§ **Aim**:
Within the records that follow, restate exactly the lines from the line with "Generate a Python" down to the line with "0.742, 0.748, 0.765, 0.781, 0.800]", including both. Omit the pictures.

-- START OF Items --

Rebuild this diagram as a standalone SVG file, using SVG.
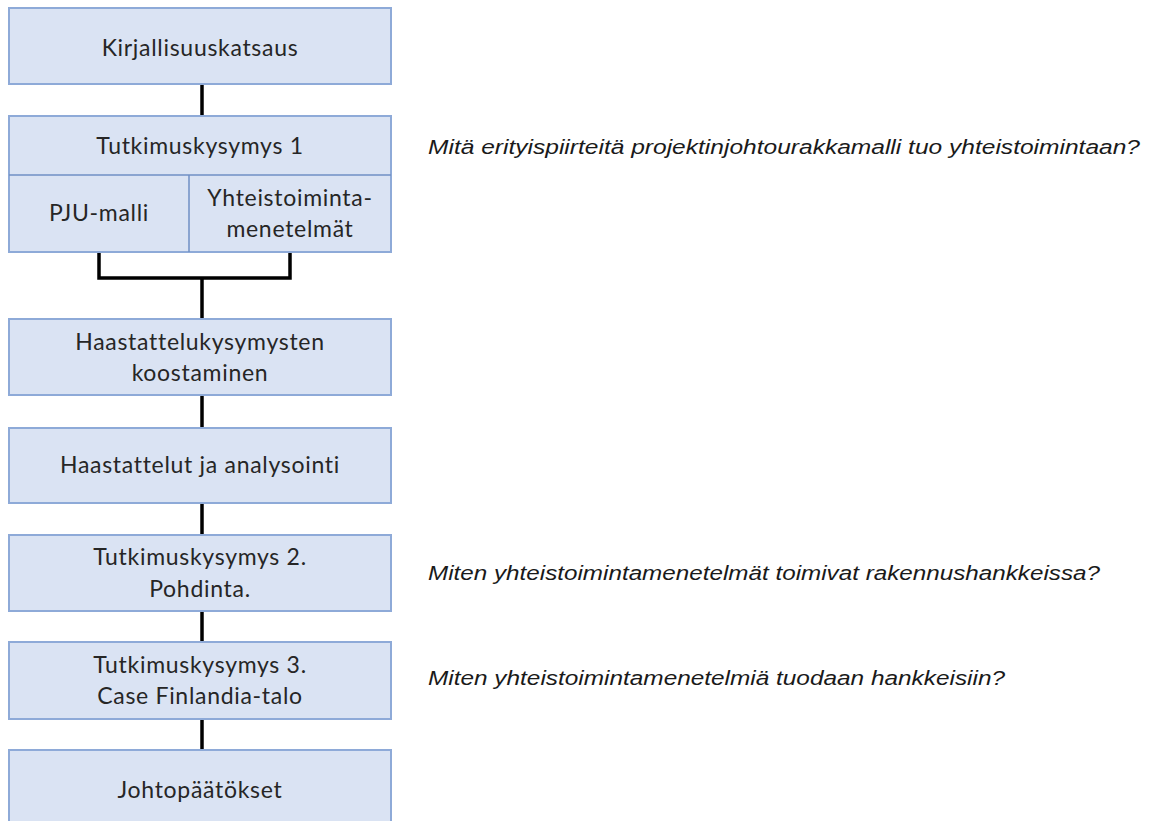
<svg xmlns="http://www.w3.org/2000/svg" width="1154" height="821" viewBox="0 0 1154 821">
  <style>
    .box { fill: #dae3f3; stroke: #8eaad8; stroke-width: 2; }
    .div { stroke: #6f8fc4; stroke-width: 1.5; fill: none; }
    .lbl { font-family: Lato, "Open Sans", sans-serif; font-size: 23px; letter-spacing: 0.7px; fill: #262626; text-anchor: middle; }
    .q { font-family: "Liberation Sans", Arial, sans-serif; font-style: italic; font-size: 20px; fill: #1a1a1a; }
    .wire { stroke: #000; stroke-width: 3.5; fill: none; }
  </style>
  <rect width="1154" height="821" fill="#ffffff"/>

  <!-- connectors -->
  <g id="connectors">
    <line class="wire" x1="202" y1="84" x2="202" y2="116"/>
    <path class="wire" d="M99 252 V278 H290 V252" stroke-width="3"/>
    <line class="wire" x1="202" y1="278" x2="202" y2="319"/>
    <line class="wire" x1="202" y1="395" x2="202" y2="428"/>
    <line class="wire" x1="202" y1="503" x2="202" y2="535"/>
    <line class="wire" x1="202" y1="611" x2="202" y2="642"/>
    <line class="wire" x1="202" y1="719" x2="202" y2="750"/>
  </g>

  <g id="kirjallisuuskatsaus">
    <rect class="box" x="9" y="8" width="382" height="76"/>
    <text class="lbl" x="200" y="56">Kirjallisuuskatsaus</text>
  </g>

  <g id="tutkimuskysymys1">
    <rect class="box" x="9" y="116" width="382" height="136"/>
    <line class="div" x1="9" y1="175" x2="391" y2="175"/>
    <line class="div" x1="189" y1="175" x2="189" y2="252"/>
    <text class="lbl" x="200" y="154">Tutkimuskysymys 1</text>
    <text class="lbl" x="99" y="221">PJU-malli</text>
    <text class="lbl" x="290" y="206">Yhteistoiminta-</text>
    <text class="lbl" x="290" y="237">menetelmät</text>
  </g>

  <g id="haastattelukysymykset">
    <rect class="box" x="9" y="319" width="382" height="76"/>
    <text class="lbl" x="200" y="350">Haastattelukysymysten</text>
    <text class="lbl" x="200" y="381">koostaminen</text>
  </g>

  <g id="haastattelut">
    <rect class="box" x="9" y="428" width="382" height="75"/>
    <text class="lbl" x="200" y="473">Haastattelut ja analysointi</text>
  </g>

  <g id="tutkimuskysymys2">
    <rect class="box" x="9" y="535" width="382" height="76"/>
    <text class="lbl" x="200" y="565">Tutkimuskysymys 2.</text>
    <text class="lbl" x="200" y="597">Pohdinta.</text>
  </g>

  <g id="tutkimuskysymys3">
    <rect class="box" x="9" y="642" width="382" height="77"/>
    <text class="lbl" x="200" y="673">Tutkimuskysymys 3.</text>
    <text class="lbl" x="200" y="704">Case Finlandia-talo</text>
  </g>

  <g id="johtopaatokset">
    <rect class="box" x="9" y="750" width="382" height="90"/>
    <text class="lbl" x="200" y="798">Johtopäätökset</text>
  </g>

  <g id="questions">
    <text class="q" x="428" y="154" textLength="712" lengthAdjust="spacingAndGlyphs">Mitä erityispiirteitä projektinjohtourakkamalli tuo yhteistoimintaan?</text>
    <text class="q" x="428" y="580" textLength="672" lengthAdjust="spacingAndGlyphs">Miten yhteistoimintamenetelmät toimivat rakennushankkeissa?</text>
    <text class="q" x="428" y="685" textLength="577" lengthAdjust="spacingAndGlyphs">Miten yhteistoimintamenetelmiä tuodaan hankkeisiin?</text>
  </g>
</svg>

-- END OF Items --
-- START OF Items --

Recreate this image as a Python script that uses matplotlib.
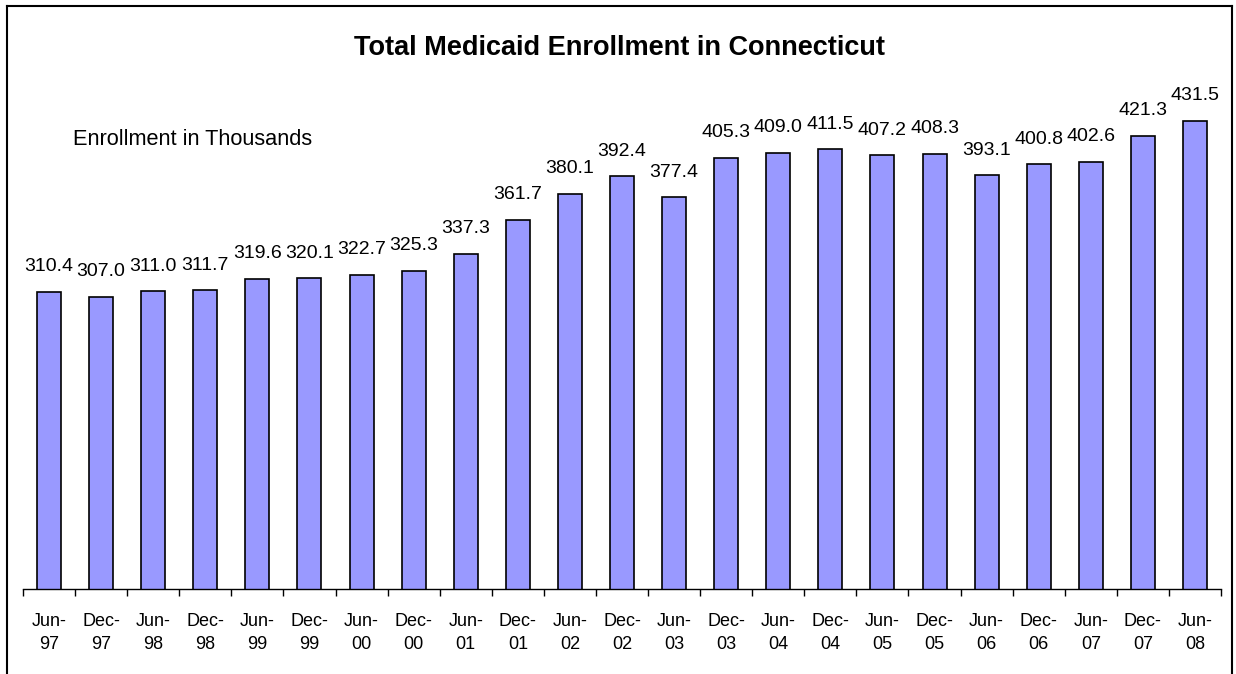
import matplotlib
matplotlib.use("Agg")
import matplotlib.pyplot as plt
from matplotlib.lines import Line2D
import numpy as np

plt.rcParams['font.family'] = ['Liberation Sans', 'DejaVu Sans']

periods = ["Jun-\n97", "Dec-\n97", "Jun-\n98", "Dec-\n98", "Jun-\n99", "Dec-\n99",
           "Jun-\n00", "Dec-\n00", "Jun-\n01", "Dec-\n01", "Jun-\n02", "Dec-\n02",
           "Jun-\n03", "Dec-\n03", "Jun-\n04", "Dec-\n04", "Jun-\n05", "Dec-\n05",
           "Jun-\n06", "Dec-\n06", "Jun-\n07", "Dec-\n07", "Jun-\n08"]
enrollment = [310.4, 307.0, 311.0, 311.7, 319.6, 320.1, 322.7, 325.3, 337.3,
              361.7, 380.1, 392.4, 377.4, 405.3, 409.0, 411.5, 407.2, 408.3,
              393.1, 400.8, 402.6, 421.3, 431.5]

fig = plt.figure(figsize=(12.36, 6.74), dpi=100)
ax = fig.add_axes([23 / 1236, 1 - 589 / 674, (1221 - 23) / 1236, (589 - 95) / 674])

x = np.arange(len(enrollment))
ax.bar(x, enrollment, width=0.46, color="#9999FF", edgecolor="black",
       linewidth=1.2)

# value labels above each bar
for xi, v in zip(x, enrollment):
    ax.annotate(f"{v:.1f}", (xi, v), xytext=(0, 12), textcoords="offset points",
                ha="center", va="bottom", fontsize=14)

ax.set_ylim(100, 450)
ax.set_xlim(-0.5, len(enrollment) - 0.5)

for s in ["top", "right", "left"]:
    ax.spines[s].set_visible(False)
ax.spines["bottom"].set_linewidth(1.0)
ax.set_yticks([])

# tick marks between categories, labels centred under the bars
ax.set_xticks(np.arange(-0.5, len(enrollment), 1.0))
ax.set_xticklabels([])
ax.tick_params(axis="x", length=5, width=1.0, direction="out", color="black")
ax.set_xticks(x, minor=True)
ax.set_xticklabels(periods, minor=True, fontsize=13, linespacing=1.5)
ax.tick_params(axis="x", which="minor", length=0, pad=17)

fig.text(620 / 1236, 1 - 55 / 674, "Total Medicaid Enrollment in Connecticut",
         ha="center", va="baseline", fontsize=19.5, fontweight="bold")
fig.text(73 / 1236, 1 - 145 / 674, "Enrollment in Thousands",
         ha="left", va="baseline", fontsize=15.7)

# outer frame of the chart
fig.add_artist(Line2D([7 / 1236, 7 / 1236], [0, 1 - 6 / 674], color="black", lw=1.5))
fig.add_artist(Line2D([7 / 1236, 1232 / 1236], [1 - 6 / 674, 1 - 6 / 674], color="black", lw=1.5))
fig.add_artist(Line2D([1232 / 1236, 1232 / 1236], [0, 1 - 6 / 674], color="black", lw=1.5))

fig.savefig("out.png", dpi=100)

-- END OF Items --
-- START OF Items --

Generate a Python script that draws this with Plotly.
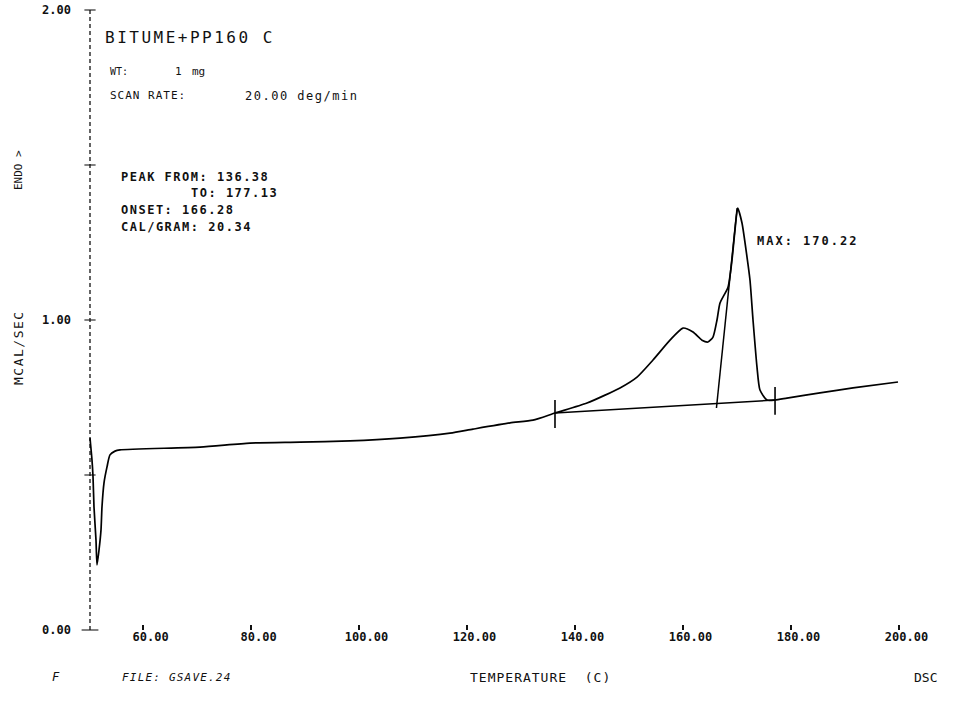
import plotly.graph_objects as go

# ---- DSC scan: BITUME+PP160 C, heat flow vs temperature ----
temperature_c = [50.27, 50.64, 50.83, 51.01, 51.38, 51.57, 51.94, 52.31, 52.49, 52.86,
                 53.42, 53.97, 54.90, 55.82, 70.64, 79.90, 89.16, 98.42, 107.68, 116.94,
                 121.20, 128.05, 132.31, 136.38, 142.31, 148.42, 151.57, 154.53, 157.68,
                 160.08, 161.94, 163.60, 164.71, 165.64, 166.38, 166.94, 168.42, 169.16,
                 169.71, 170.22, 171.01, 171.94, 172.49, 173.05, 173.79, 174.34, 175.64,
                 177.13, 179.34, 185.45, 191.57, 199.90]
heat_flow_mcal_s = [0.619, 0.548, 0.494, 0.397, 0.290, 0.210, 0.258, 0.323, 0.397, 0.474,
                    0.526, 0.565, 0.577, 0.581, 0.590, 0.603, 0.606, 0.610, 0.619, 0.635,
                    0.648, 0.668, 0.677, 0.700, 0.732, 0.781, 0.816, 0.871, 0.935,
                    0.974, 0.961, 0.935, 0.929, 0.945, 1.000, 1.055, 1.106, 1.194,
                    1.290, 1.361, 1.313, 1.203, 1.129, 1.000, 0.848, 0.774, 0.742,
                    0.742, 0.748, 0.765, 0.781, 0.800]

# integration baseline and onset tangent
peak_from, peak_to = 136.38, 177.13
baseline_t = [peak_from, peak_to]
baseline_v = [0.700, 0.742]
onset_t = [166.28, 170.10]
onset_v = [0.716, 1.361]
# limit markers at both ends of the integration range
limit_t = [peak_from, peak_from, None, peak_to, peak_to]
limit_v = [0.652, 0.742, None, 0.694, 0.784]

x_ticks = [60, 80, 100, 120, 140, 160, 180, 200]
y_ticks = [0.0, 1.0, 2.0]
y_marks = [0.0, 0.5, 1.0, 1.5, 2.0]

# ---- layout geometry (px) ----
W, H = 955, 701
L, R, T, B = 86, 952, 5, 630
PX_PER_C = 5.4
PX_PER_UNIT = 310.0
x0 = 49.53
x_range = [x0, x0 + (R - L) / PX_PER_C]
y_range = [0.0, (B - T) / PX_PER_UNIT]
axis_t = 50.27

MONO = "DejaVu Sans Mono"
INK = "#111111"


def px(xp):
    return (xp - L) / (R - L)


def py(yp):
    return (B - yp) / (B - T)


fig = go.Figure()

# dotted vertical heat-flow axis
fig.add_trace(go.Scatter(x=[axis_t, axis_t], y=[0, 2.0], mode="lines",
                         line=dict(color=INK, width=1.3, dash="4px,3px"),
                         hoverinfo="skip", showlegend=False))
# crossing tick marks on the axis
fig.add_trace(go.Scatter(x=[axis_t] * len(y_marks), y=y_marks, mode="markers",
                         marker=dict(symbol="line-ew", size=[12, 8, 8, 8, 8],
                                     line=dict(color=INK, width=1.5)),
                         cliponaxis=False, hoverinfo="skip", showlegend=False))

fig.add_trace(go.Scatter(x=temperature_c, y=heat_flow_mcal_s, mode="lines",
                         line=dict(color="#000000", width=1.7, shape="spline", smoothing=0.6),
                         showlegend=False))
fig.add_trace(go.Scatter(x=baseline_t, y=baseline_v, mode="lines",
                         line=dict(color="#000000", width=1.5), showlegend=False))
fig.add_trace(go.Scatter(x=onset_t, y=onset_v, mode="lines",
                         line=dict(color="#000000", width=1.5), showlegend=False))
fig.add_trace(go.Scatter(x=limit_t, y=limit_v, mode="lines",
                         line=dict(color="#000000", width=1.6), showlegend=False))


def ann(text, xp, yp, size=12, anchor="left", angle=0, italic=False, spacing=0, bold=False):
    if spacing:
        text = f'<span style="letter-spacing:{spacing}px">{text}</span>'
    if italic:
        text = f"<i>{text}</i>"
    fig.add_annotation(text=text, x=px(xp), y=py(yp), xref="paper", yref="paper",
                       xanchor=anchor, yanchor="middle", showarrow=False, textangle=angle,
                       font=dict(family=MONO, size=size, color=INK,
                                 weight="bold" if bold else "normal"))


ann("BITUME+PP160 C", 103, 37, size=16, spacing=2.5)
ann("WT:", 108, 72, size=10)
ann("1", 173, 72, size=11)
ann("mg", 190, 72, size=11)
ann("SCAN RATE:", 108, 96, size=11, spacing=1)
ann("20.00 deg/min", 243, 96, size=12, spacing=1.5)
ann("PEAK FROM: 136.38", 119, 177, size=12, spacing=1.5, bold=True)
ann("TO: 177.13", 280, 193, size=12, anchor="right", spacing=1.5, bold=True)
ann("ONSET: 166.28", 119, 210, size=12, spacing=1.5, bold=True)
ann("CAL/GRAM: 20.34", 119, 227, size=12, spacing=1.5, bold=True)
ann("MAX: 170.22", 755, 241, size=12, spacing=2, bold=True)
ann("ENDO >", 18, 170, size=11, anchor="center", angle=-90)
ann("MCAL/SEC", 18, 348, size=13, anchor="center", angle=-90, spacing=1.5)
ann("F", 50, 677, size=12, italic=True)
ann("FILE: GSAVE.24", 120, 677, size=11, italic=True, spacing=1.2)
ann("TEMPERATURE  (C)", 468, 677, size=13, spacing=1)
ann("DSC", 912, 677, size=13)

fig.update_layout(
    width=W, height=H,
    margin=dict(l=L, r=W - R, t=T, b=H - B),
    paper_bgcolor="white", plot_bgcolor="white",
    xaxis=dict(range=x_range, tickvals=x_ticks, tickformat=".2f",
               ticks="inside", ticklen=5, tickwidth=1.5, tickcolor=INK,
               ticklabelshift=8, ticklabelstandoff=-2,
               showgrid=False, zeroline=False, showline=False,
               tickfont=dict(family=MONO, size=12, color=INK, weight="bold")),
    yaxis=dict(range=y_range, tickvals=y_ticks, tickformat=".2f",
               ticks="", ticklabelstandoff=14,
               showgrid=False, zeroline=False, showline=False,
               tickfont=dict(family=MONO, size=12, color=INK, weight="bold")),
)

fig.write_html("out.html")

-- END OF Items --

§ **The output**:
Generate a Python script that draws this with Plotly.
import plotly.graph_objects as go

# ---- DSC scan: BITUME+PP160 C, heat flow vs temperature ----
temperature_c = [50.27, 50.64, 50.83, 51.01, 51.38, 51.57, 51.94, 52.31, 52.49, 52.86,
                 53.42, 53.97, 54.90, 55.82, 70.64, 79.90, 89.16, 98.42, 107.68, 116.94,
                 121.20, 128.05, 132.31, 136.38, 142.31, 148.42, 151.57, 154.53, 157.68,
                 160.08, 161.94, 163.60, 164.71, 165.64, 166.38, 166.94, 168.42, 169.16,
                 169.71, 170.22, 171.01, 171.94, 172.49, 173.05, 173.79, 174.34, 175.64,
                 177.13, 179.34, 185.45, 191.57, 199.90]
heat_flow_mcal_s = [0.619, 0.548, 0.494, 0.397, 0.290, 0.210, 0.258, 0.323, 0.397, 0.474,
                    0.526, 0.565, 0.577, 0.581, 0.590, 0.603, 0.606, 0.610, 0.619, 0.635,
                    0.648, 0.668, 0.677, 0.700, 0.732, 0.781, 0.816, 0.871, 0.935,
                    0.974, 0.961, 0.935, 0.929, 0.945, 1.000, 1.055, 1.106, 1.194,
                    1.290, 1.361, 1.313, 1.203, 1.129, 1.000, 0.848, 0.774, 0.742,
                    0.742, 0.748, 0.765, 0.781, 0.800]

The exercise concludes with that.